__YOUR GOAL__: Reproduce exactly, and nothing else, the lines from the one that contains "Write the React, TypeScript" through the one that contains "Chart.register(...registerables);". Leave the pictures out.
--- begin ---
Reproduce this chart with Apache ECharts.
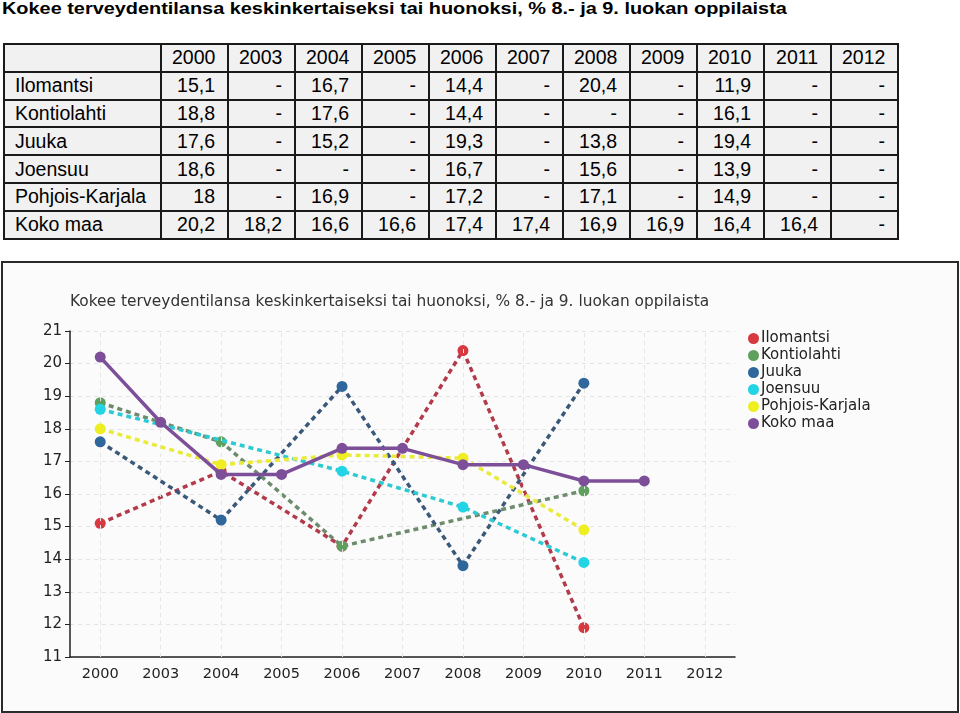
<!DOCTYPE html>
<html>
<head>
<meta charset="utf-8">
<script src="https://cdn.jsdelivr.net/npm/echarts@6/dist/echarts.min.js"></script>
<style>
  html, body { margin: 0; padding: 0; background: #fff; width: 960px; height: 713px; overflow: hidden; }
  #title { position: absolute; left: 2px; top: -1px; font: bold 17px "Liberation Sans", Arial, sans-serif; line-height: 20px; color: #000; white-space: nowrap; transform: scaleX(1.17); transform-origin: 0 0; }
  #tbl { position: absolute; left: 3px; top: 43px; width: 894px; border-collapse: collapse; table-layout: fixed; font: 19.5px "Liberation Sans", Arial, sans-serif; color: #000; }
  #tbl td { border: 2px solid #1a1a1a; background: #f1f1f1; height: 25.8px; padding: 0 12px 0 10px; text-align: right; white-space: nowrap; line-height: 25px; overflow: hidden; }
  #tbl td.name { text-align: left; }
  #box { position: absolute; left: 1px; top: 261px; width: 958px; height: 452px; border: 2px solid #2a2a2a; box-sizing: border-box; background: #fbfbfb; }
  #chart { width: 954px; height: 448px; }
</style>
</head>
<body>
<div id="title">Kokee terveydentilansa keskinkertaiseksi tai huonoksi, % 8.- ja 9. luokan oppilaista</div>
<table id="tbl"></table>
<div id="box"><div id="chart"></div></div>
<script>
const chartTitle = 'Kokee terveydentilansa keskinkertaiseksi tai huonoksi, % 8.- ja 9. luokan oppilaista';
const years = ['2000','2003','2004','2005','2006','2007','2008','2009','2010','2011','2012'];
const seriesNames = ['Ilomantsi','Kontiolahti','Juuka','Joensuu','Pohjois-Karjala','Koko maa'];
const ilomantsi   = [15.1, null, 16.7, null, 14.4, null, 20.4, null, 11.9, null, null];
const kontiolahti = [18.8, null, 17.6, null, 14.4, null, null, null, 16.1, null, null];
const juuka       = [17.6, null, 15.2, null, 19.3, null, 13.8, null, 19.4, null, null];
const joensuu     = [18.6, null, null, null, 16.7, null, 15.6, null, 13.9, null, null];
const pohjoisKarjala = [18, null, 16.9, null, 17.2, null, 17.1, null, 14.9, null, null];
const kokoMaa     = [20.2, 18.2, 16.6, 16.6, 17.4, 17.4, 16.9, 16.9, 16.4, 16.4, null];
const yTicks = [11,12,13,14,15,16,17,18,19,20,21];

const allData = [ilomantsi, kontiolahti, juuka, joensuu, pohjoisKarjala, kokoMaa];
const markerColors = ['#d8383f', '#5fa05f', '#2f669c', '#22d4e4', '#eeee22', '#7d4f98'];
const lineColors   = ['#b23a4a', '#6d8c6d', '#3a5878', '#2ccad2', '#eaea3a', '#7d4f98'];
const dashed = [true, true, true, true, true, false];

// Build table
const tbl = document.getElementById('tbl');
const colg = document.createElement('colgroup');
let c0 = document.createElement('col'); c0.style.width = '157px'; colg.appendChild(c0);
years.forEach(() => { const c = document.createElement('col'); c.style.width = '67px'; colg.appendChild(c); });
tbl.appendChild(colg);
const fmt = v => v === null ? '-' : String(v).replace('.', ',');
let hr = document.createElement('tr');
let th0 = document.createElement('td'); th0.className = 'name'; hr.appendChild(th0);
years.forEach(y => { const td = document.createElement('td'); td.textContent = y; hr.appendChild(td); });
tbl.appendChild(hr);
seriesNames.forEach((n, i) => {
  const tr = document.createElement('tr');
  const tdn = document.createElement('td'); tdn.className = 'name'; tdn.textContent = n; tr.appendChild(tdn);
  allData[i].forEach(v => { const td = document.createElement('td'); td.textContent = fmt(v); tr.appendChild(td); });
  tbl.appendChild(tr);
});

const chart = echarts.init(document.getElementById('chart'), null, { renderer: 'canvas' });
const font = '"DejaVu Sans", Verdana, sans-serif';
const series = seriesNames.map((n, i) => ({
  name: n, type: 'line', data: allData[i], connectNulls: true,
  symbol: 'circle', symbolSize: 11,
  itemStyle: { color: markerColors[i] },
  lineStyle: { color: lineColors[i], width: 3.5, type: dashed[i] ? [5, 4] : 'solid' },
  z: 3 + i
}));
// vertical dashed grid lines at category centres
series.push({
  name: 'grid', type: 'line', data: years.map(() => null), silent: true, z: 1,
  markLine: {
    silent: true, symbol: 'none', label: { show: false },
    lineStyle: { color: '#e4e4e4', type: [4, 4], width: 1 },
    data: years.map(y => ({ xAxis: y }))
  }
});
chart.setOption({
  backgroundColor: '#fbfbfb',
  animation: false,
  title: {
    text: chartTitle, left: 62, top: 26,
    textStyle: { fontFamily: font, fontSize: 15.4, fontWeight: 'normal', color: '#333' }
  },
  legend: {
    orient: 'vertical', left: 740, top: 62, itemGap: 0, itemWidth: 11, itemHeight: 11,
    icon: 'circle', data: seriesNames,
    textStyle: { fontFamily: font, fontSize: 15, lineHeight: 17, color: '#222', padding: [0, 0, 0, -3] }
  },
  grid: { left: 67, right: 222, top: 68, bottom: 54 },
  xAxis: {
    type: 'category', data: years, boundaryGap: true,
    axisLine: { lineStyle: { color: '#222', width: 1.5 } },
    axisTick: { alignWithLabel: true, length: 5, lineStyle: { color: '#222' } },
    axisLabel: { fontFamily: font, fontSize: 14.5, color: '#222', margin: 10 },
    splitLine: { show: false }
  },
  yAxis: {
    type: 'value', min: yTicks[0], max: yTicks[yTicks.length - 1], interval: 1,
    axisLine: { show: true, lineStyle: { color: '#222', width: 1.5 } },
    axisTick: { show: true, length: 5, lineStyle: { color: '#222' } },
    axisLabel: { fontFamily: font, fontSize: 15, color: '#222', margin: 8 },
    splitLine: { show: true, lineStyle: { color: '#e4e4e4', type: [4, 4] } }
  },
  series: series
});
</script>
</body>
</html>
--- end ---
--- begin ---
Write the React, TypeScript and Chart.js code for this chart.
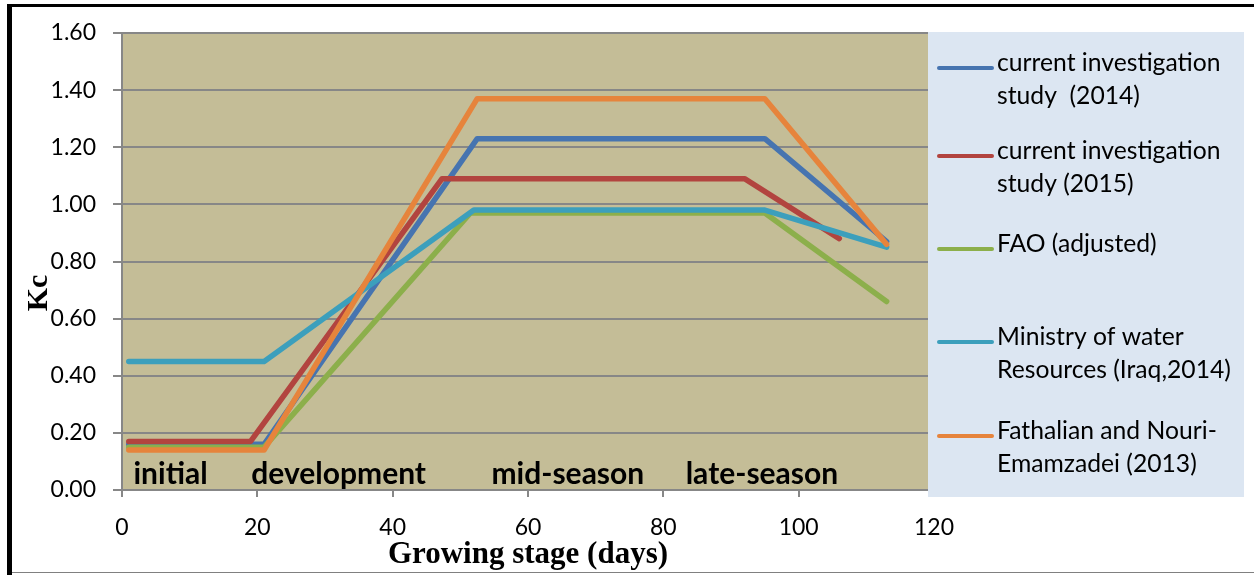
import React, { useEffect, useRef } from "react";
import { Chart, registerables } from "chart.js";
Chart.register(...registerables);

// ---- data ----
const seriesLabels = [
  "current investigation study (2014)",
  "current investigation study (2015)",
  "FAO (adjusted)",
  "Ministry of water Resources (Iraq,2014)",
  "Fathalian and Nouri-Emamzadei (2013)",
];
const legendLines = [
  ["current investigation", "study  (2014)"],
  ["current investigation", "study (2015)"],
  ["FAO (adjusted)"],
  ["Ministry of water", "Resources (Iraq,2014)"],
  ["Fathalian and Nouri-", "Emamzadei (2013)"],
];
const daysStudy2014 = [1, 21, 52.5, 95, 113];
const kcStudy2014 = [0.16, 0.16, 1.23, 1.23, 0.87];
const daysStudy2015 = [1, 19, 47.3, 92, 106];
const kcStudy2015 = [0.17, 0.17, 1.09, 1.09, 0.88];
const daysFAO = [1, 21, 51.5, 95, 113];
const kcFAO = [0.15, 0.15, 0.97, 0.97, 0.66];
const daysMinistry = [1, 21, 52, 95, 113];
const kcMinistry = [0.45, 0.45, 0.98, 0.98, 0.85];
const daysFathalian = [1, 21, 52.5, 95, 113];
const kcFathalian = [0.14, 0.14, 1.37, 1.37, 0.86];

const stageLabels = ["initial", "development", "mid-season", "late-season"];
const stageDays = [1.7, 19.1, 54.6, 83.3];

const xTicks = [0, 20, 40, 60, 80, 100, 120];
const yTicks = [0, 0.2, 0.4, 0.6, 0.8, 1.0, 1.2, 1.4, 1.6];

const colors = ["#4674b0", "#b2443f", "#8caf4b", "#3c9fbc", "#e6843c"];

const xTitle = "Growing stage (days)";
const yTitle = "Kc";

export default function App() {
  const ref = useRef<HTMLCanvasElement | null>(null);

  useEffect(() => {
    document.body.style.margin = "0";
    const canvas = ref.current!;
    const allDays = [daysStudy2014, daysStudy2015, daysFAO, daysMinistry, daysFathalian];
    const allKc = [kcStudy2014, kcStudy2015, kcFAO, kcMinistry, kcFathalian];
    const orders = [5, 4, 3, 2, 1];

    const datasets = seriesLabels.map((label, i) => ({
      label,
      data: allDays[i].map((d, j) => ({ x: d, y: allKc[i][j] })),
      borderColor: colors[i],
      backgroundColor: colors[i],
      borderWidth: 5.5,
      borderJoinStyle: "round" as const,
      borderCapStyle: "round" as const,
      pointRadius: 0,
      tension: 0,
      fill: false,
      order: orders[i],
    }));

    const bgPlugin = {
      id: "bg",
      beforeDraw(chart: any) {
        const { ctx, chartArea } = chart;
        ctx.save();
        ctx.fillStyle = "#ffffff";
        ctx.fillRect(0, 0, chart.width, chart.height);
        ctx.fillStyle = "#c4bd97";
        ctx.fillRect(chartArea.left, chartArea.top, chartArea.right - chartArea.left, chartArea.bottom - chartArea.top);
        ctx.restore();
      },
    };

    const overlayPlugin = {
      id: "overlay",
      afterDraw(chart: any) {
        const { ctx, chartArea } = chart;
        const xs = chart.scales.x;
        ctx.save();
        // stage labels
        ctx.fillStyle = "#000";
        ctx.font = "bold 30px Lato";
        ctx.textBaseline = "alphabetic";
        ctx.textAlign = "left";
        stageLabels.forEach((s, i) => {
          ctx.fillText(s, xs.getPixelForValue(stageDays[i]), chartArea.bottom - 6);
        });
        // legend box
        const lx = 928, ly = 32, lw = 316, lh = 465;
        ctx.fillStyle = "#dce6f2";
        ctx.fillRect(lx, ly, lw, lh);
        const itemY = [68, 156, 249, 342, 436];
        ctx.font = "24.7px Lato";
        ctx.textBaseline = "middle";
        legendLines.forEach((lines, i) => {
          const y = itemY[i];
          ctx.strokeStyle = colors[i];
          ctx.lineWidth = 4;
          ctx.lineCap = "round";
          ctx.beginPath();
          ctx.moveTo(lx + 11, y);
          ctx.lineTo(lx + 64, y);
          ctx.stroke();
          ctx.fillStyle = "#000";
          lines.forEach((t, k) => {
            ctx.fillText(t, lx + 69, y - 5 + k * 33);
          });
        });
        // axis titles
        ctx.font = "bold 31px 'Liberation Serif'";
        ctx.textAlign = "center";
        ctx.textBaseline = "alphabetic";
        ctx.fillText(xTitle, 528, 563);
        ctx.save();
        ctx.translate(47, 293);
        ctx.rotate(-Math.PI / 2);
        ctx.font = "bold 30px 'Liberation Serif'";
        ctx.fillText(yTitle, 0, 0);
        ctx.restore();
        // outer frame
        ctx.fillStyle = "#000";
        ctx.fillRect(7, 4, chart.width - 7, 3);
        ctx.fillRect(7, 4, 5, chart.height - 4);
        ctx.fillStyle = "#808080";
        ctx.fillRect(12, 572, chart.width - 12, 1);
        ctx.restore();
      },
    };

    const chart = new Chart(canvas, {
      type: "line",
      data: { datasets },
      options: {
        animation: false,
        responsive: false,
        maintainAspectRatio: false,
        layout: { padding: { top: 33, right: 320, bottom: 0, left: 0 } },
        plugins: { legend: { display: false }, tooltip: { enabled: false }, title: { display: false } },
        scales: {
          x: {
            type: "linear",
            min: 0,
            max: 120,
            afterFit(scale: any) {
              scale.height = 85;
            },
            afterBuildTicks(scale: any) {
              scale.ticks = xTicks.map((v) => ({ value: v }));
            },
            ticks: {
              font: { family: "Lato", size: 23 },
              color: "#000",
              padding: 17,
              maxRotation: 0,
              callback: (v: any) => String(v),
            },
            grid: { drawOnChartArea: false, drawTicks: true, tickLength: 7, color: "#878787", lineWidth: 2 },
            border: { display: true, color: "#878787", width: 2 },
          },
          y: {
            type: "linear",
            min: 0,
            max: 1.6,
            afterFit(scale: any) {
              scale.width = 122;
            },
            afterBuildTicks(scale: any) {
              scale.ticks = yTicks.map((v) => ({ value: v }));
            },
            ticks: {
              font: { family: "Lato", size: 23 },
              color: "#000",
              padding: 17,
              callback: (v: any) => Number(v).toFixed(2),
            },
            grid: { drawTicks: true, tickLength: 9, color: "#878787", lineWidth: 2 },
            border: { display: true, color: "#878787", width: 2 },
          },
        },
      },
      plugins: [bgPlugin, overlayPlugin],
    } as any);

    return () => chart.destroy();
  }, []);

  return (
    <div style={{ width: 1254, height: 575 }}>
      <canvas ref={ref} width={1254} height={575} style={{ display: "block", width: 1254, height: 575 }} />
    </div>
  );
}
--- end ---
__WRITTEN RESPONSE__:
Write the React, TypeScript and Chart.js code for this chart.
import React, { useEffect, useRef } from "react";
import { Chart, registerables } from "chart.js";
Chart.register(...registerables);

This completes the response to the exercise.